The most important heretical movement was that of the Gnostics—people who claimed "special knowledge" apart from Scripture. Gnosticism persists to this day and its adherents are referred to as "New Agers."
There was never any question about the four Gospels, the Acts of the Apostles, and the 13 Epistles (letters) by St. Paul. There was much debate about some others, particularly Hebrews and Revelation. Modern day Christians believe that God Himself settled these questions by revealing to the minds of His leading Believers of the day—through the Holy Spirit—what books He wanted in the final canon of His Words—the New Testament. The idea being, that since God created the universe, he could certainly reveal Himself in Words to and through humankind—and He could certainly make sure the correct Scriptures ended up in the New Testament.
One of the most frequent arguments of modern people, who some believe might be unwittingly serving Satan, is that Believers are just a bunch of blind, uneducated, ignorant idiots. That is patently false.
Many of the most brilliant human beings of all time have been Christians. Justin Martyr (100-165) is a good early example. He was a leading intellectual and philosopher of his times. He said that Christians were the philosophers of the Truth; the True worshippers of God founded their belief in the resurrection; that Jesus has revealed the True moral code for humanity; and that demonic forces would always work against these Truths.
Irenaeus (130-202) was the Bishop of France (Gaul) in Lyon.
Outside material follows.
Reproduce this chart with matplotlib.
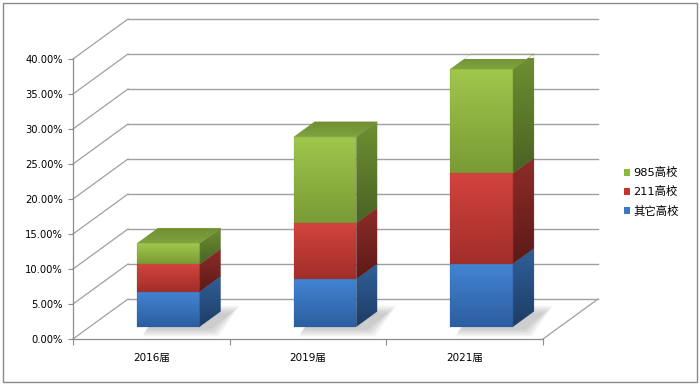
import matplotlib
matplotlib.use('Agg')
import matplotlib.pyplot as plt
import numpy as np
from matplotlib.patches import Polygon, Rectangle, Patch
from matplotlib.colors import LinearSegmentedColormap

plt.rcParams['font.family'] = ['DejaVu Sans', 'Noto Sans CJK SC']

# ---------------- data ----------------
categories = ['2016届', '2019届', '2021届']
series_names = ['其它高校', '211高校', '985高校']
other_vals = [5.0, 6.8, 9.0]
v211_vals = [3.9, 8.0, 12.9]
v985_vals = [3.0, 12.3, 14.9]
yticks = [0, 5, 10, 15, 20, 25, 30, 35, 40]
ytick_labels = [f'{t:.2f}%' for t in yticks]

# ---------------- style ----------------
front_cols = [('#4384D3', '#2C5E9F'), ('#D3433E', '#A12E2A'), ('#A0C74D', '#7A9B35')]
side_cols = [('#30609A', '#1E3C64'), ('#8E2C28', '#5C1A18'), ('#6F9032', '#4A6323')]
top_cols = [('#3A6EB5', '#2F5E9C'), ('#B53834', '#9A2E2A'), ('#80A23F', '#6E8E31')]
legend_cols = ['#8DB83E', '#C8332F', '#3C78C8']
grid_col = '#a0a0a0'
axis_col = '#8c8c8c'

W, H = 700, 384
fig = plt.figure(figsize=(W / 100, H / 100), dpi=100)
fig.patch.set_facecolor('white')
ax = fig.add_axes([73 / W, 45 / H, 470 / W, 280 / H])
XMIN, XMAX, YMIN, YMAX = -0.5, 2.5, 0, 40
ax.set_xlim(XMIN, XMAX)
ax.set_ylim(YMIN, YMAX)
ax.set_autoscale_on(False)

# depth offset (data units) for the oblique projection
DX = 55 / (470 / 3)
DY = 40 / 7
D0, D1 = 0.31, 0.69        # bar depth span
BW = 0.40                  # bar width


def P(x, v, d):
    return (x + d * DX, v + d * DY)


def grad_poly(verts, c1, c2, z):
    poly = Polygon(verts, closed=True, facecolor='none', edgecolor='none',
                   transform=ax.transData, clip_on=False)
    ax.add_patch(poly)
    xs = [p[0] for p in verts]
    ys = [p[1] for p in verts]
    cmap = LinearSegmentedColormap.from_list('g', [c1, c2])
    grad = np.linspace(0, 1, 64).reshape(-1, 1)
    im = ax.imshow(grad, extent=[min(xs), max(xs), min(ys), max(ys)],
                   origin='upper', cmap=cmap, aspect='auto',
                   interpolation='bilinear', zorder=z)
    im.set_clip_path(poly)
    im.set_clip_box(None)
    edge = Polygon(verts, closed=True, facecolor='none',
                   edgecolor=c2, lw=0.3, alpha=0.5, clip_on=False, zorder=z + 0.01)
    ax.add_patch(edge)


# ---------------- walls & floor ----------------
for t in yticks:
    ax.plot([P(XMIN, t, 1)[0], P(XMAX, t, 1)[0]], [P(XMIN, t, 1)[1], P(XMAX, t, 1)[1]],
            color=grid_col, lw=1.0, clip_on=False, zorder=1)
    ax.plot([XMIN, P(XMIN, t, 1)[0]], [t, P(XMIN, t, 1)[1]],
            color=grid_col, lw=0.9, clip_on=False, zorder=1)
ax.plot([XMAX, P(XMAX, 0, 1)[0]], [0, P(XMAX, 0, 1)[1]],
        color=grid_col, lw=0.9, clip_on=False, zorder=1)

# ---------------- bars ----------------
series = [other_vals, v211_vals, v985_vals]
for i in range(len(categories)):
    x0, x1 = i - BW / 2, i + BW / 2
    # soft shadow on floor, offset toward the right
    for k in range(6):
        e = 0.010 * (5 - k)
        ev = 0.2 * (5 - k)
        sh = [P(x0 + 0.05 - e * 0.3, -0.4 - ev, D0), P(x1 + 0.07 + e, -0.4 - ev, D0),
              P(x1 + 0.07 + e, -0.2 + ev, D1), P(x0 + 0.05 - e * 0.3, -0.2 + ev, D1)]
        ax.add_patch(Polygon(sh, closed=True, facecolor='#7a7a7a', edgecolor='none',
                             alpha=0.07, clip_on=False, zorder=2))
    base = 0.0
    for s in range(len(series)):
        top = base + series[s][i]
        front = [P(x0, base, D0), P(x1, base, D0), P(x1, top, D0), P(x0, top, D0)]
        side = [P(x1, base, D0), P(x1, base, D1), P(x1, top, D1), P(x1, top, D0)]
        grad_poly(front, front_cols[s][0], front_cols[s][1], 4)
        grad_poly(side, side_cols[s][0], side_cols[s][1], 4)
        if s == len(series) - 1:
            topf = [P(x0, top, D0), P(x1, top, D0), P(x1, top, D1), P(x0, top, D1)]
            grad_poly(topf, top_cols[s][1], top_cols[s][0], 4)
        base = top

# ---------------- axes ----------------
for sp in ['top', 'right']:
    ax.spines[sp].set_visible(False)
for sp in ['left', 'bottom']:
    ax.spines[sp].set_color(axis_col)
    ax.spines[sp].set_linewidth(0.9)
ax.set_yticks(yticks)
ax.set_yticklabels(ytick_labels)
ax.tick_params(axis='y', direction='out', length=3.6, width=0.8, color=axis_col,
               pad=3.6, labelsize=7.2, labelcolor='black')
ax.set_xticks(range(len(categories)))
ax.set_xticklabels(categories)
ax.set_xticks([XMIN + k for k in range(len(categories) + 1)], minor=True)
ax.tick_params(axis='x', which='major', length=0, pad=10, labelsize=7.5, labelcolor='black')
ax.tick_params(axis='x', which='minor', length=4.3, width=0.8, color=axis_col, direction='out')
ax.set_facecolor('none')

# ---------------- legend ----------------
handles = [Patch(facecolor=legend_cols[k], edgecolor='none') for k in range(3)]
labels = [series_names[2], series_names[1], series_names[0]]
ax.legend(handles, labels, loc='center left', bbox_to_anchor=(624 / W, (H - 192) / H),
          bbox_transform=fig.transFigure, frameon=False, fontsize=8.2,
          handlelength=0.55, handleheight=0.55, handletextpad=0.3,
          labelspacing=0.72, borderpad=0, borderaxespad=0)

# outer chart border
fig.add_artist(Rectangle((2.5 / W, 2.5 / H), 694.5 / W, 379 / H, transform=fig.transFigure,
                         fill=False, edgecolor='#8a8a8a', lw=1.0))

fig.savefig('out.png', dpi=100)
He was a student of Polycarp. We should note that all of these Church fathers were intimately connected to men who were intimately connected to Jesus Himself or His Apostles. There is a clear line of succession.
Irenaeus taught that God had intentionally made our world a difficult place so that we would be forced to make moral decisions, and so we could mature as moral agents. He taught that Jesus was God incarnate and lived the only sinless life in human history, thereby setting an example for all people to follow. In his own words: "Though it is not an easy thing for a soul under the influence of error to repent, yet, on the other hand, it is not altogether impossible to escape from error when the truth is brought alongside it."
Tertullian (160-220) was from Carthage. He coined the term "Trinity." He also taught the necessity for Christians to live a moral life.
Tertullian spoke about abortion all those years ago when he said: "We may not destroy even the fetus in the womb. To hinder a birth is merely a speedier man-killing; nor does matter whether you take away a life that is born, or destroy one that is coming to birth."
By the year 200 Christianity existed throughout the Roman Empire—from Britain to Africa—despite the fact that being a Believer often was a death sentence.
303 was the year the killings of Christians reached its apex. The Emperor Diocletian ordered that all Christian Scripture be burned; all their churches be destroyed; their property confiscated; and any confessing Christians be killed or made into slaves. He had so many Christians arrested that he had to release thousands of real criminals because of prison overcrowding. All Christians had to do to escape these punishments was say that they did not believe Jesus was resurrected. But very few did. Most went to martyrdom peacefully.
It must be pointed out that this is in no way related to the current trend of Islamic martyrs who blow up buses full of women and children. These Christians had not killed or harmed anyone. They were willing to die gruesome deaths solely for believing Jesus Christ had risen from the dead. These martyrs in fact were a leading cause of the conversion of millions of people. Those who witnessed these public executions of Christians were moved to the core of their being by the countenance of these martyrs, willing to die rather than renounce Jesus.
Origen (185-254) was a scholar from Alexandria (Egypt), who said "I desire to be, and to be called, A Christian, in my works as in my thoughts."
Origen taught that history contains deep spiritual Truths; that Christian Scripture is not merely written by men but is divinely inspired; and that Christianity is a complete theory of the universe. He wrote that this temporal life exists alongside an eternal world of much greater significance.
Origen said that some people will only experience this world through their senses; but that it is possible for humankind to pierce this veil and perceive God and His plans for humanity.
Freedom of will was an important part of his theology—that God made us free to choose His way or the Highway to Hell. Origen taught that Jesus was God walking the Earth and that God would inhabit us, too, through His Holy Spirit, if we invited Him to do so.
Origen debated the Atheists of his day. Speaking of Creation he said: "I cannot understand how so many distinguished men have been of the opinion that matter was uncreated; thinking that so great a work as the universe could exist without an architect or an overseer."
Who Do You Say I Am?
By 300 AD, the basic Doctrines of Christianity were in place that still are believed today. Doctrine simply means what a follower of Jesus Christ believes, teaches, and confesses as the Word of God. Christian Traditions are the living Faith of the dead. These basic doctrines include that Jesus broke the power of demons and ushered in a new age of divine judgment, grace, and mercy; that adult Baptism was a powerful public sign that one was committed to the Faith; that renunciation of one's past sinful life was required to be "born again"; and that we must obey—and teach others—the commands of Jesus. Another central doctrine was and is that Believers will be resurrected from the dead after this life, and live forever with Jesus and His Father in Heaven. In other words, that Jesus offers Salvation and that He is the Savior of humanity, for all of those who perceive Him and follow Him. It is a Promise of forgiveness of our sins (the many times we have missed the mark).
People Just Like Us
Just think if YOU had an executioner's sword pressed against your neck and all you had to do was say you did not believe in the resurrection of Jesus from the dead to save yourself from death.
Let us not countenance those who today discount the convictions of these early Christians, who were, after all, people just like us.